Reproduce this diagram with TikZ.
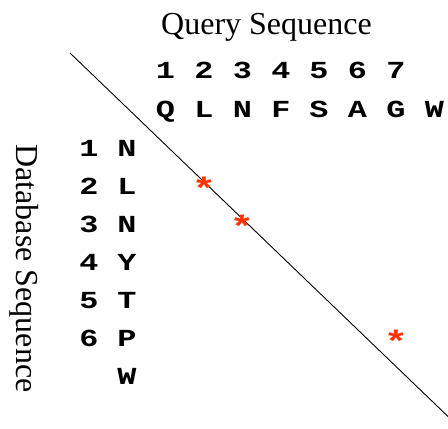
\documentclass[tikz,border=0pt]{standalone}
\usepackage{fontspec}
\setmainfont{Liberation Serif}
\newfontfamily\seqfont[FakeStretch=1.3]{Liberation Mono}
\definecolor{starred}{HTML}{FF3300}
\begin{document}
\begin{tikzpicture}[x=1pt,y=1pt,
  seq/.style={inner sep=0pt,font=\seqfont\bfseries\fontsize{24.5}{24.5}\selectfont,anchor=base},
  title/.style={inner sep=0pt,font=\fontsize{32}{32}\selectfont,anchor=base},
  star/.style={inner sep=0pt,text=starred,font=\seqfont\bfseries\fontsize{31}{31}\selectfont}]
\useasboundingbox (0,0) rectangle (448,429);
\node[title] (qt) at (266.5,394) {Query Sequence};
\node[title,rotate=-90] (dt) at (16.5,160.5) {Database Sequence};
% query numbers
\node[seq] (qn1) at (165.5,350) {1};
\node[seq] (qn2) at (204,350) {2};
\node[seq] (qn3) at (242.5,350) {3};
\node[seq] (qn4) at (281,350) {4};
\node[seq] (qn5) at (319,350) {5};
\node[seq] (qn6) at (357.5,350) {6};
\node[seq] (qn7) at (396,350) {7};
% query letters
\node[seq] (ql1) at (165.5,311.5) {Q};
\node[seq] (ql2) at (204,311.5) {L};
\node[seq] (ql3) at (242.5,311.5) {N};
\node[seq] (ql4) at (281,311.5) {F};
\node[seq] (ql5) at (319,311.5) {S};
\node[seq] (ql6) at (357.5,311.5) {A};
\node[seq] (ql7) at (396,311.5) {G};
\node[seq] (ql8) at (434.5,311.5) {W};
% database numbers
\node[seq] (dn1) at (89,272.5) {1};
\node[seq] (dn2) at (89,234.5) {2};
\node[seq] (dn3) at (89,196.5) {3};
\node[seq] (dn4) at (89,158.5) {4};
\node[seq] (dn5) at (89,120.5) {5};
\node[seq] (dn6) at (89,82.5) {6};
% database letters
\node[seq] (dl1) at (127,272.5) {N};
\node[seq] (dl2) at (127,234.5) {L};
\node[seq] (dl3) at (127,196.5) {N};
\node[seq] (dl4) at (127,158.5) {Y};
\node[seq] (dl5) at (127,120.5) {T};
\node[seq] (dl6) at (127,82.5) {P};
\node[seq] (dl7) at (127,44.5) {W};
% diagonal
\coordinate (d0) at (70,376);
\coordinate (d1) at (448,12.5);
\draw[line width=0.9pt] (d0) -- (d1);
% stars
\node[star] (s1) at (204,241) {*};
\node[star] (s2) at (242,203) {*};
\node[star] (s3) at (396,88) {*};
\end{tikzpicture}
\end{document}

= TO DO =
Reproduce the full material exactly, excluding the pictures.

= SOLUTION BELOW =
Reproduce this diagram with TikZ.
\documentclass[tikz,border=0pt]{standalone}
\usepackage{fontspec}
\setmainfont{Liberation Serif}
\newfontfamily\seqfont[FakeStretch=1.3]{Liberation Mono}
\definecolor{starred}{HTML}{FF3300}
\begin{document}
\begin{tikzpicture}[x=1pt,y=1pt,
  seq/.style={inner sep=0pt,font=\seqfont\bfseries\fontsize{24.5}{24.5}\selectfont,anchor=base},
  title/.style={inner sep=0pt,font=\fontsize{32}{32}\selectfont,anchor=base},
  star/.style={inner sep=0pt,text=starred,font=\seqfont\bfseries\fontsize{31}{31}\selectfont}]
\useasboundingbox (0,0) rectangle (448,429);
\node[title] (qt) at (266.5,394) {Query Sequence};
\node[title,rotate=-90] (dt) at (16.5,160.5) {Database Sequence};
% query numbers
\node[seq] (qn1) at (165.5,350) {1};
\node[seq] (qn2) at (204,350) {2};
\node[seq] (qn3) at (242.5,350) {3};
\node[seq] (qn4) at (281,350) {4};
\node[seq] (qn5) at (319,350) {5};
\node[seq] (qn6) at (357.5,350) {6};
\node[seq] (qn7) at (396,350) {7};
% query letters
\node[seq] (ql1) at (165.5,311.5) {Q};
\node[seq] (ql2) at (204,311.5) {L};
\node[seq] (ql3) at (242.5,311.5) {N};
\node[seq] (ql4) at (281,311.5) {F};
\node[seq] (ql5) at (319,311.5) {S};
\node[seq] (ql6) at (357.5,311.5) {A};
\node[seq] (ql7) at (396,311.5) {G};
\node[seq] (ql8) at (434.5,311.5) {W};
% database numbers
\node[seq] (dn1) at (89,272.5) {1};
\node[seq] (dn2) at (89,234.5) {2};
\node[seq] (dn3) at (89,196.5) {3};
\node[seq] (dn4) at (89,158.5) {4};
\node[seq] (dn5) at (89,120.5) {5};
\node[seq] (dn6) at (89,82.5) {6};
% database letters
\node[seq] (dl1) at (127,272.5) {N};
\node[seq] (dl2) at (127,234.5) {L};
\node[seq] (dl3) at (127,196.5) {N};
\node[seq] (dl4) at (127,158.5) {Y};
\node[seq] (dl5) at (127,120.5) {T};
\node[seq] (dl6) at (127,82.5) {P};
\node[seq] (dl7) at (127,44.5) {W};
% diagonal
\coordinate (d0) at (70,376);
\coordinate (d1) at (448,12.5);
\draw[line width=0.9pt] (d0) -- (d1);
% stars
\node[star] (s1) at (204,241) {*};
\node[star] (s2) at (242,203) {*};
\node[star] (s3) at (396,88) {*};
\end{tikzpicture}
\end{document}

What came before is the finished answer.